Hyundai's rationale for pursuing hydrogen energy
According to the Chosun Daily, Hyundai's approach is informed by the following three factors.
Firstly, Hyundai has achieved stellar results in its EV business to provide the financial flexibility in developing the still-maturing FCEV segment. In the first half of 2025, Hyundai and Kia combined saw operating profits of KRW 13 trillion (US$9.3 billion), leapfrogging Volkswagen to rank second globally. This profitability was due to their technical edge in the rapidly growing hybrid electric vehicle (HEV) market, which has helped mitigate uncertainties related to US tariff policies.
Secondly, hydrogen energy is an important legacy for Hyundai, as it is one of the few manufacturers that can steadily mass-produce hydrogen fuel cell vehicles after nearly three decades of research and development. Compared to long-established automakers in Germany, the US, and Japan, Hyundai's shorter company history means hydrogen technology has become one of its core proprietary assets.

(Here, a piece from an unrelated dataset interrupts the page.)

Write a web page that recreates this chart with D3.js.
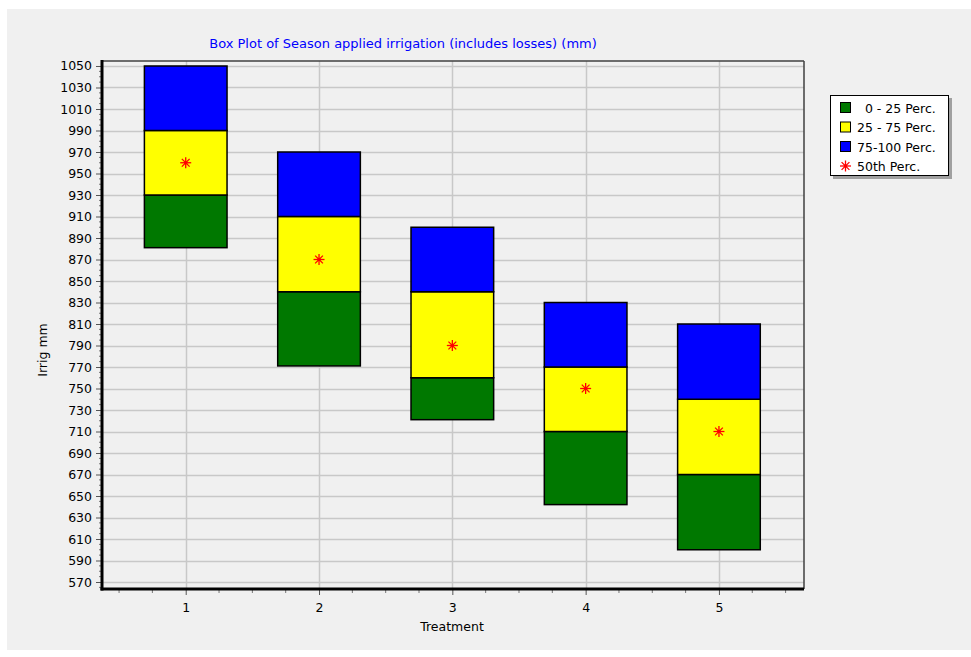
<!DOCTYPE html>
<html>
<head>
<meta charset="utf-8">
<script src="https://cdn.jsdelivr.net/npm/d3@7"></script>
<style>
  html, body { margin: 0; padding: 0; background: #ffffff; }
  svg text { font-family: "DejaVu Sans", Verdana, sans-serif; }
</style>
</head>
<body>
<svg id="chart" width="971" height="657"></svg>
<script>
// Season applied irrigation per treatment (mm)
const treatments = [1, 2, 3, 4, 5];
const minVals    = [881, 771, 721, 642, 600];
const q1Vals     = [930, 840, 760, 710, 670];
const medianVals = [960, 870, 790, 750, 710];
const q3Vals     = [990, 910, 840, 770, 740];
const maxVals    = [1050, 970, 900, 830, 810];

const yTicks = d3.range(570, 1051, 20);
const xTicks = [1, 2, 3, 4, 5];

const legendItems = [
  { label: "  0 - 25 Perc.", color: "#007800", kind: "box" },
  { label: "25 - 75 Perc.",  color: "#ffff00", kind: "box" },
  { label: "75-100 Perc.",   color: "#0000ff", kind: "box" },
  { label: "50th Perc.",     color: "#ff0000", kind: "star" }
];

const svg = d3.select("#chart");

// window panel
svg.append("rect").attr("x", 7).attr("y", 9).attr("width", 964).attr("height", 641)
  .attr("fill", "#f0f0f0");

const plot = { left: 102, right: 804, top: 61, bottom: 589 };

const x = d3.scaleLinear().domain([0.372, 5.638]).range([plot.left, plot.right]);
const y = d3.scaleLinear().domain([563.5, 1054.65]).range([plot.bottom, plot.top]);

// grid
const grid = svg.append("g").attr("stroke", "#c8c8c8").attr("stroke-width", 1.5);
grid.selectAll("line.h").data(yTicks).join("line")
  .attr("x1", plot.left).attr("x2", plot.right)
  .attr("y1", d => Math.round(y(d)) + 0.5).attr("y2", d => Math.round(y(d)) + 0.5);
grid.selectAll("line.v").data(xTicks).join("line")
  .attr("y1", plot.top).attr("y2", plot.bottom)
  .attr("x1", d => Math.round(x(d)) + 0.5).attr("x2", d => Math.round(x(d)) + 0.5);

// boxes: three stacked segments per treatment
const halfW = 0.31;
const segs = [];
treatments.forEach((t, i) => {
  segs.push({ t, lo: minVals[i], hi: q1Vals[i], color: "#007800" });
  segs.push({ t, lo: q1Vals[i], hi: q3Vals[i], color: "#ffff00" });
  segs.push({ t, lo: q3Vals[i], hi: maxVals[i], color: "#0000ff" });
});
svg.append("g").selectAll("rect").data(segs).join("rect")
  .attr("x", d => x(d.t - halfW))
  .attr("width", d => x(d.t + halfW) - x(d.t - halfW))
  .attr("y", d => y(d.hi))
  .attr("height", d => y(d.lo) - y(d.hi))
  .attr("fill", d => d.color)
  .attr("stroke", "#000")
  .attr("stroke-width", 1.5);

// median star marker
function star(g, cx, cy, r) {
  const s = g.append("g").attr("transform", `translate(${cx},${cy})`)
    .attr("stroke", "#ff0000").attr("stroke-width", 1.3);
  for (let k = 0; k < 4; k++) {
    const a = k * Math.PI / 4;
    s.append("line")
      .attr("x1", -r * Math.cos(a)).attr("y1", -r * Math.sin(a))
      .attr("x2", r * Math.cos(a)).attr("y2", r * Math.sin(a));
  }
  s.append("circle").attr("r", 1.8).attr("fill", "#ff0000").attr("stroke", "none");
}
const medG = svg.append("g");
treatments.forEach((t, i) => star(medG, x(t), y(medianVals[i]), 5.5));

// frame (top and right thin, left and bottom heavy)
svg.append("line").attr("x1", plot.left).attr("x2", plot.right).attr("y1", plot.top).attr("y2", plot.top)
  .attr("stroke", "#404040").attr("stroke-width", 1.5);
svg.append("line").attr("x1", plot.right).attr("x2", plot.right).attr("y1", plot.top).attr("y2", plot.bottom)
  .attr("stroke", "#404040").attr("stroke-width", 1.5);

// y axis
const yAxis = d3.axisLeft(y).tickValues(yTicks).tickSize(5).tickPadding(4).tickFormat(d3.format("d"));
const yg = svg.append("g").attr("transform", `translate(${plot.left - 1},0)`).call(yAxis);
yg.select(".domain").remove();
yg.selectAll("text").attr("font-size", 12.5).attr("fill", "#000");
yg.selectAll("line").attr("stroke", "#555");
// minor y ticks
svg.append("g").selectAll("line").data(d3.range(565, 1055, 5).filter(v => v % 20 !== 10))
  .join("line")
  .attr("x1", plot.left - 3).attr("x2", plot.left)
  .attr("y1", d => y(d)).attr("y2", d => y(d))
  .attr("stroke", "#777").attr("stroke-width", 1);
svg.append("line").attr("x1", plot.left).attr("x2", plot.left).attr("y1", plot.top - 1).attr("y2", plot.bottom + 1.5)
  .attr("stroke", "#000").attr("stroke-width", 3);

// x axis
const xAxis = d3.axisBottom(x).tickValues(xTicks).tickSize(5).tickPadding(8).tickFormat(d3.format("d"));
const xg = svg.append("g").attr("transform", `translate(0,${plot.bottom + 1})`).call(xAxis);
xg.select(".domain").remove();
xg.selectAll("text").attr("font-size", 12.5).attr("fill", "#000");
xg.selectAll("line").attr("stroke", "#555");
svg.append("g").selectAll("line").data(d3.range(0.5, 5.6, 0.25).filter(v => v % 1 !== 0))
  .join("line")
  .attr("x1", d => x(d)).attr("x2", d => x(d))
  .attr("y1", plot.bottom + 1).attr("y2", plot.bottom + 4)
  .attr("stroke", "#777");
svg.append("line").attr("x1", plot.left - 1.5).attr("x2", plot.right).attr("y1", plot.bottom).attr("y2", plot.bottom)
  .attr("stroke", "#000").attr("stroke-width", 3);

// titles
svg.append("text").attr("x", 403).attr("y", 48).attr("text-anchor", "middle")
  .attr("font-size", 13).attr("fill", "#0000ff")
  .text("Box Plot of Season applied irrigation (includes losses) (mm)");
svg.append("text").attr("x", 452).attr("y", 631).attr("text-anchor", "middle")
  .attr("font-size", 12.5).attr("fill", "#000").text("Treatment");
svg.append("text").attr("transform", "translate(47,350) rotate(-90)").attr("text-anchor", "middle")
  .attr("font-size", 12.5).attr("fill", "#000").text("Irrig mm");

// legend
const lg = svg.append("g");
lg.append("rect").attr("x", 833).attr("y", 98).attr("width", 119).attr("height", 81).attr("fill", "#a0a0a0");
lg.append("rect").attr("x", 830.5).attr("y", 95.5).attr("width", 118).attr("height", 80)
  .attr("fill", "#fff").attr("stroke", "#000").attr("stroke-width", 1);
legendItems.forEach((d, i) => {
  const cy = 108 + i * 19.5;
  if (d.kind === "box") {
    lg.append("rect").attr("x", 840.5).attr("y", cy - 5.5).attr("width", 10).attr("height", 10)
      .attr("fill", d.color).attr("stroke", "#000").attr("stroke-width", 1);
  } else {
    star(lg, 845.5, cy - 0.5, 5.5);
  }
  lg.append("text").attr("x", 857).attr("y", cy + 4.5).attr("font-size", 12.5)
    .attr("fill", "#000").style("white-space", "pre").text(d.label);
});
</script>
</body>
</html>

Finally, Hyundai is more optimistic about the future growth potential of FCEVs than other players. This is especially true in commercial vehicle markets in the US and China, with high demand for long-distance transport and robust government support. FCEVs can travel over 700 kilometers on a single fill-up, with distinct advantages including short refueling times and lower weight penalties.

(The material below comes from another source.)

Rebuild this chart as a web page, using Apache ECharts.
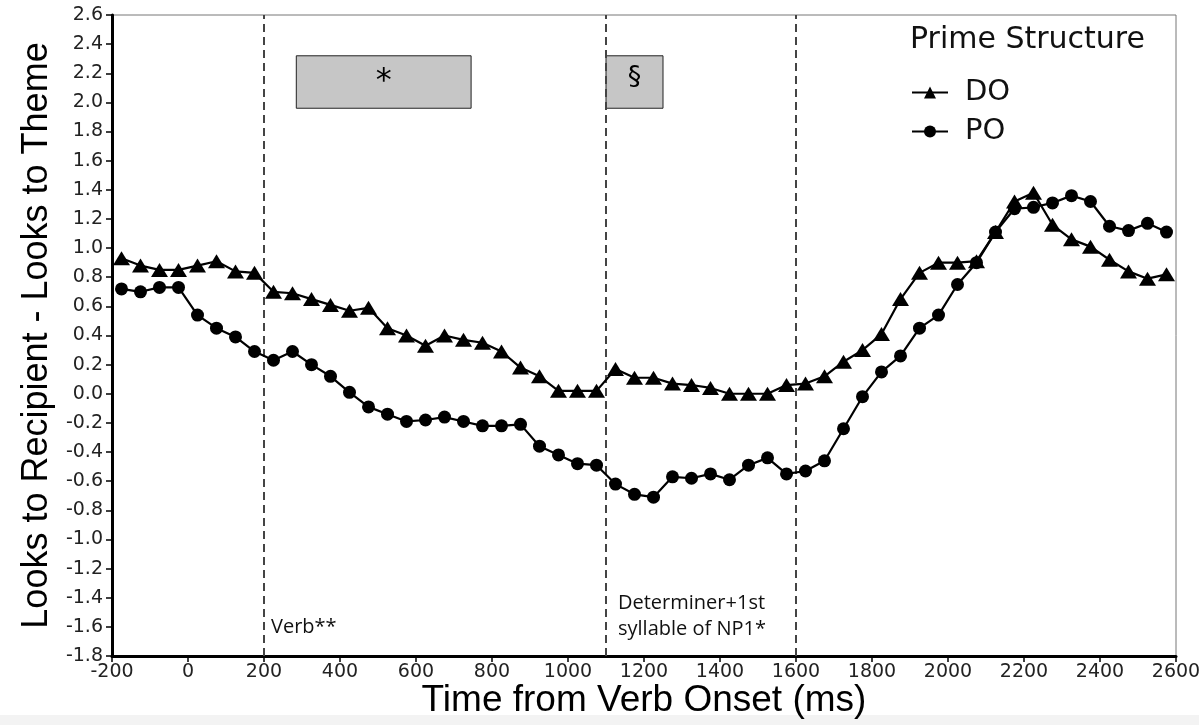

Hydrogen energy is crucial for South Korea as it aims for carbon neutrality, due to the lack of sufficient renewable energy development sites in a densely populated country. In the medium to long term, converting renewable energy into hydrogen for storage and transportation could reduce grid infrastructure needs and cut long-distance electricity transmission costs. However, technological breakthroughs will be needed to achieve this vision, as efficiency and cost remain challenges in the hydrogen conversion, storage, and transportation processes.